**SUPPLIED INFORMATION**
==============================

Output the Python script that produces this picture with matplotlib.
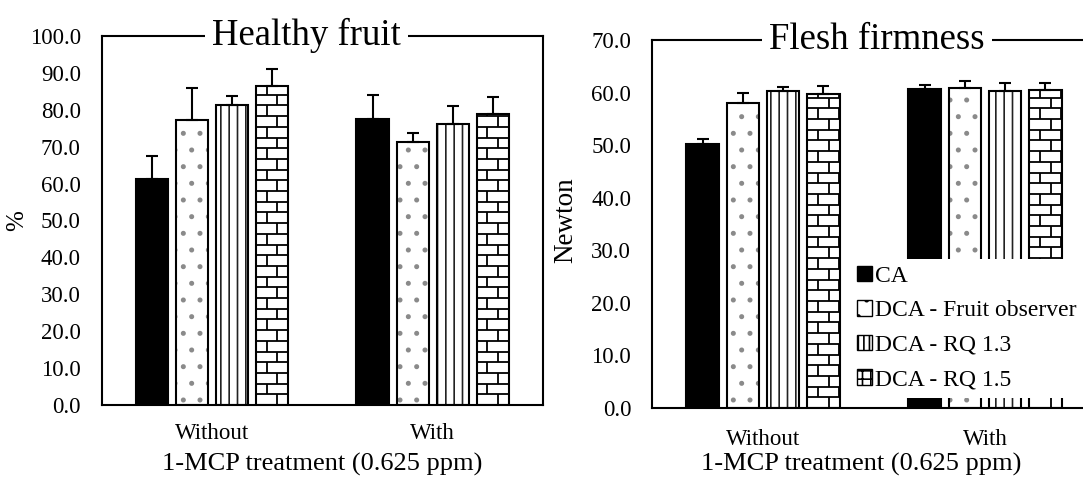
import numpy as np
import matplotlib
matplotlib.use("Agg")
import matplotlib.pyplot as plt
from matplotlib.patches import Patch
from matplotlib.collections import LineCollection
from matplotlib.ticker import FormatStrFormatter

plt.rcParams['font.family'] = ['Liberation Serif', 'DejaVu Serif']
plt.rcParams['hatch.linewidth'] = 1.2

# --- data ---
groups = ["Without", "With"]
series = ["CA", "DCA - Fruit observer", "DCA - RQ 1.3", "DCA - RQ 1.5"]

# healthy fruit (%), one list per series: [Without, With]
healthy_mean = [[61.2, 77.6], [77.2, 71.3], [81.3, 76.2], [86.3, 78.8]]
healthy_err = [[6.3, 6.3], [8.6, 2.4], [2.4, 4.7], [4.7, 4.7]]

# flesh firmness (Newton)
firm_mean = [[50.3, 60.7], [58.1, 60.9], [60.3, 60.3], [59.7, 60.5]]
firm_err = [[0.9, 0.8], [1.8, 1.3], [0.7, 1.6], [1.6, 1.4]]

# styles per series: (face, hatch, hatch colour)
styles = [("black", None, "black"),
          ("white", ".", "#8a8a8a"),
          ("white", "||", "#222222"),
          ("white", None, "black")]

BAR_W = 0.146
STEP = 0.1815


def add_bricks(ax, bars, row_px=10.7, brick_px=21.5):
    fig = ax.figure
    pos = ax.get_position()
    w_px = pos.width * fig.get_figwidth() * fig.dpi
    h_px = pos.height * fig.get_figheight() * fig.dpi
    x0, x1 = ax.get_xlim(); y0, y1 = ax.get_ylim()
    rh = row_px * (y1 - y0) / h_px
    bl = brick_px * (x1 - x0) / w_px
    for b in bars:
        bx, bw, bh = b.get_x(), b.get_width(), b.get_height()
        segs = []
        k = 0; y = 0.0
        while y < bh:
            yt = min(y + rh, bh)
            segs.append([(bx, y), (bx + bw, y)])
            xs = bx + (k % 2) * bl / 2
            while xs < bx + bw:
                segs.append([(xs, y), (xs, yt)])
                xs += bl
            y += rh; k += 1
        lc = LineCollection(segs, colors="black", linewidths=1.3, zorder=2.2)
        lc.set_clip_path(b)
        ax.add_collection(lc, autolim=False)


def draw_panel(ax, means, errs, ymax, ystep, title, title_x, ylabel):
    ax.set_xlim(-0.5, 1.5)
    ax.set_ylim(0, ymax)
    x = np.arange(len(groups))
    for i, (m, e) in enumerate(zip(means, errs)):
        face, hatch, hcol = styles[i]
        xi = x + (i - 1.5) * STEP
        base = ax.bar(xi, m, BAR_W, color=face, hatch=hatch,
                      edgecolor=hcol, linewidth=0, zorder=2)
        if i == 3:
            add_bricks(ax, base)
        ax.bar(xi, m, BAR_W, fill=False, edgecolor="black",
               linewidth=1.5, zorder=2.4)
        ax.errorbar(xi, m, yerr=[np.zeros(len(e)), e], fmt="none",
                    ecolor="black", elinewidth=1.5, capsize=4.5,
                    capthick=1.5, zorder=2.3)

    ax.set_yticks(np.arange(0, ymax + 0.1, ystep))
    ax.yaxis.set_major_formatter(FormatStrFormatter("%.1f"))
    ax.set_xticks(x)
    ax.set_xticklabels(groups)
    ax.tick_params(axis="both", length=0, labelsize=16.5)
    ax.tick_params(axis="y", pad=15)
    ax.tick_params(axis="x", pad=13)
    for s in ax.spines.values():
        s.set_linewidth(1.5)
        s.set_color("black")
    ax.set_xlabel("1-MCP treatment (0.625 ppm)", fontsize=19)
    ax.set_ylabel(ylabel, fontsize=19.5)
    ax.text(title_x, 1.0, title, transform=ax.transAxes, ha="center",
            va="center", fontsize=26.5, zorder=5,
            bbox=dict(facecolor="white", edgecolor="none", pad=5))


fig = plt.figure(figsize=(10.83, 4.8), dpi=100)
ax1 = fig.add_axes([0.0938, 0.15625, 0.4076, 0.769])
ax2 = fig.add_axes([0.602, 0.15, 0.41, 0.7667])

draw_panel(ax1, healthy_mean, healthy_err, 100, 10, "Healthy fruit", 0.465, "%")
draw_panel(ax2, firm_mean, firm_err, 70, 10, "Flesh firmness", 0.507, "Newton")

ax1.xaxis.set_label_coords(0.5, -0.13)
ax1.yaxis.set_label_coords(-0.166, 0.5)
ax1.yaxis.label.set_fontsize(18)
ax2.xaxis.set_label_coords(0.472, -0.122)
ax2.yaxis.set_label_coords(-0.167, 0.51)
ax2.tick_params(axis="x", pad=15)

handles = [
    Patch(facecolor="black", edgecolor="black"),
    Patch(facecolor="white", edgecolor="black", hatch="."),
    Patch(facecolor="white", edgecolor="black", hatch="|||"),
    Patch(facecolor="white", edgecolor="black", hatch="++"),
]
ax2.legend(handles, series, loc="upper left", bbox_to_anchor=(0.446, 0.406),
           borderaxespad=0, frameon=True, framealpha=1, facecolor="white",
           edgecolor="none", fancybox=False, fontsize=17,
           handlelength=0.64, handleheight=0.64, handletextpad=0.13,
           labelspacing=0.57, borderpad=0.3)

fig.savefig("out.png", dpi=100)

==============================

Repeat only what lies between the start of the data and the end of the line containing "plt.rcParams['hatch.linewidth'] = 1.2", exactly, with pictures left out.

Output the Python script that produces this picture with matplotlib.
import numpy as np
import matplotlib
matplotlib.use("Agg")
import matplotlib.pyplot as plt
from matplotlib.patches import Patch
from matplotlib.collections import LineCollection
from matplotlib.ticker import FormatStrFormatter

plt.rcParams['font.family'] = ['Liberation Serif', 'DejaVu Serif']
plt.rcParams['hatch.linewidth'] = 1.2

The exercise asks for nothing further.